# Dell precision t7400 for moderate gaming



## mig02 (Sep 24, 2008)

Hey guys so i can buy this desktop for 250$ and i dont play lots of game, i play minecraft and sometimes skyrim. It has dual xeon quad core 3.0 with 12gb ram 1 terrabyte and probably a crappy grapic card that i would update. Do you think this desktop could handle some gaming ? Thanks and sorry if theres anything missing im a big noob


----------



## Masterchiefxx17 (Feb 27, 2010)

Hi and Welcome to TSF!

Stay away from Pre-Built PCs. They always come with very low quality parts.

Your best option is to build your own PC using our build guide here:

http://www.techsupportforum.com/forums/f255/tsf-hardware-teams-recommended-builds-2013-a-668661.html

You could do say the $400 AMD build.


----------



## Wrench97 (May 10, 2008)

The precision t7400 is a professional machine it can have single or dual Xeon CPU's, using the 771 socket and the Intel 5000 chip set, problem is what operating system if any is on it?
You'll need XP pro, Win7 business, Ultimate or Win 8 pro because of the Dual CPU's.
A lot of larger businesses use Volume license agreements if that is the case they will have to remove the OS before transferring the PC to you.

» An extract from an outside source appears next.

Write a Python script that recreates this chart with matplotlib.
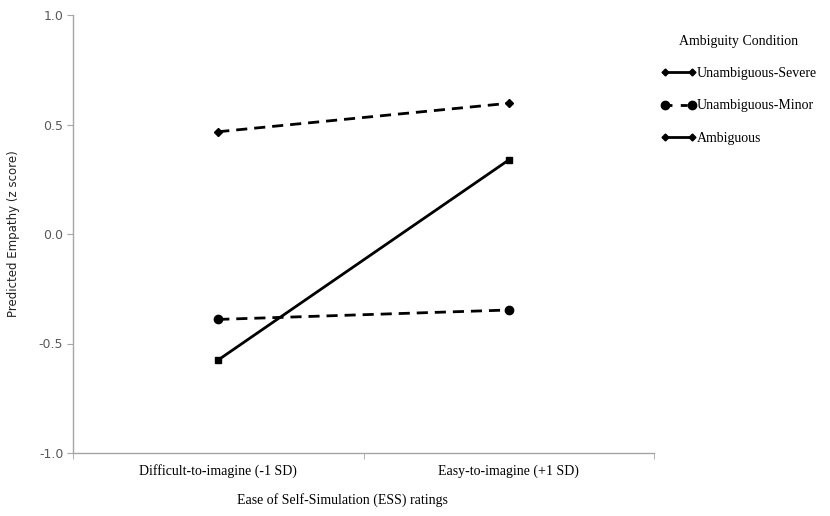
import matplotlib
matplotlib.use("Agg")
import matplotlib.pyplot as plt
from matplotlib.lines import Line2D

categories = ["Difficult-to-imagine (-1 SD)", "Easy-to-imagine (+1 SD)"]
severe = [0.467, 0.597]
minor = [-0.39, -0.347]
ambiguous = [-0.575, 0.338]
legend_labels = ["Unambiguous-Severe", "Unambiguous-Minor", "Ambiguous"]

serif = "Liberation Serif"

fig = plt.figure(figsize=(8.3, 5.16), dpi=100)
ax = fig.add_axes([73 / 830, 63 / 516, 581 / 830, 438 / 516])

x = list(range(len(categories)))
ax.plot(x, severe, color="black", lw=2, ls=(0, (4, 2.5)), marker="D", ms=4.5)
ax.plot(x, minor, color="black", lw=2, ls=(0, (4, 2.5)), marker="o", ms=6)
ax.plot(x, ambiguous, color="black", lw=2, ls="-", marker="s", ms=4)

ax.set_xlim(-0.5, 1.5)
ax.set_ylim(-1.0, 1.0)
ax.set_yticks([-1.0, -0.5, 0.0, 0.5, 1.0])
ax.set_yticklabels(["-1.0", "-0.5", "0.0", "0.5", "1.0"])
ax.tick_params(axis="y", length=4, color="#A6A6A6", labelsize=9,
               labelcolor="#595959", pad=3)

ax.set_xticks(x)
ax.set_xticklabels(categories, fontfamily=serif, fontsize=10)
ax.tick_params(axis="x", length=0, pad=8)
ax.set_xticks([-0.5, 0.5, 1.5], minor=True)
ax.tick_params(axis="x", which="minor", length=4, color="#A6A6A6", direction="out")

for s in ["top", "right"]:
    ax.spines[s].set_visible(False)
for s in ["left", "bottom"]:
    ax.spines[s].set_color("#A6A6A6")
    ax.spines[s].set_linewidth(1)

ax.set_ylabel("Predicted Empathy (z score)", fontsize=8.5, color="#222222")
ax.yaxis.set_label_coords(-0.092, 0.5)
fig.text(342 / 830, 1 - 500 / 516, "Ease of Self-Simulation (ESS) ratings",
         fontfamily=serif, fontsize=10, ha="center", va="center")

handles = [
    Line2D([0], [0], color="black", lw=2, marker="D", ms=3.5),
    Line2D([0], [0], color="black", lw=2, ls=(0, (2.5, 3)), marker="o", ms=6),
    Line2D([0], [0], color="black", lw=2, marker="D", ms=3.5),
]
leg = fig.legend(handles, legend_labels, loc="upper left",
                 bbox_to_anchor=(648 / 830, 1 - 22 / 516), frameon=False,
                 title="Ambiguity Condition", numpoints=2,
                 prop={"family": serif, "size": 10},
                 title_fontproperties={"family": serif, "size": 10},
                 handlelength=2.6, handletextpad=0.0, labelspacing=1.4)
leg._legend_box.sep = 14

fig.savefig("out.png", dpi=100)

You'll need to check what card is in it as they shipped with several different business cards cards like the Quadro 2000 can bring up to $200 used if somebody needs one as a replacement, the 4000 and 5000 cards considerably more. 

Another thing to note is this is a Quad core based on the older Core 2 quad chips not the fastest out there today and games will have nothing to do with the second CPU installed on the board.


----------



## mig02 (Sep 24, 2008)

Masterchiefxx17 said:


> Hi and Welcome to TSF!
> 
> Stay away from Pre-Built PCs. They always come with very low quality parts.
> 
> ...


would you say the 400$ build will be alot better than this computer


----------



## mig02 (Sep 24, 2008)

Wrench97 said:


> The precision t7400 is a professional machine it can have single or dual Xeon CPU's, using the 771 socket and the Intel 5000 chip set, problem is what operating system if any is on it?
> You'll need XP pro, Win7 business, Ultimate or Win 8 pro because of the Dual CPU's.
> A lot of larger businesses use Volume license agreements if that is the case they will have to remove the OS before transferring the PC to you.
> 
> ...


are the nvidia quadro good for moderate gaming ?
also would this computer be better than my old xps m1530 with intel core duo 2 2,4 ghz with 4 gb ram and nvidia gforce 8600 gt, its almost 5 years old already and its starting to have problems playing games ... thanks for all the help guys, really helpfull


----------



## Wrench97 (May 10, 2008)

The T7400 is from 07/08 also so they are about the same age.
Quadro cards are based on the same GPU as gaming cards but designed to give cleaner crisper lines(even diagonal) on screen with true color for design work, as gaming cards they are very poor since that is not what they were designed for.


----------



## Masterchiefxx17 (Feb 27, 2010)

mig02 said:


> would you say the 400$ build will be alot better than this computer


It will be a lot better quality but it may lack just a tad on Skyrim.


----------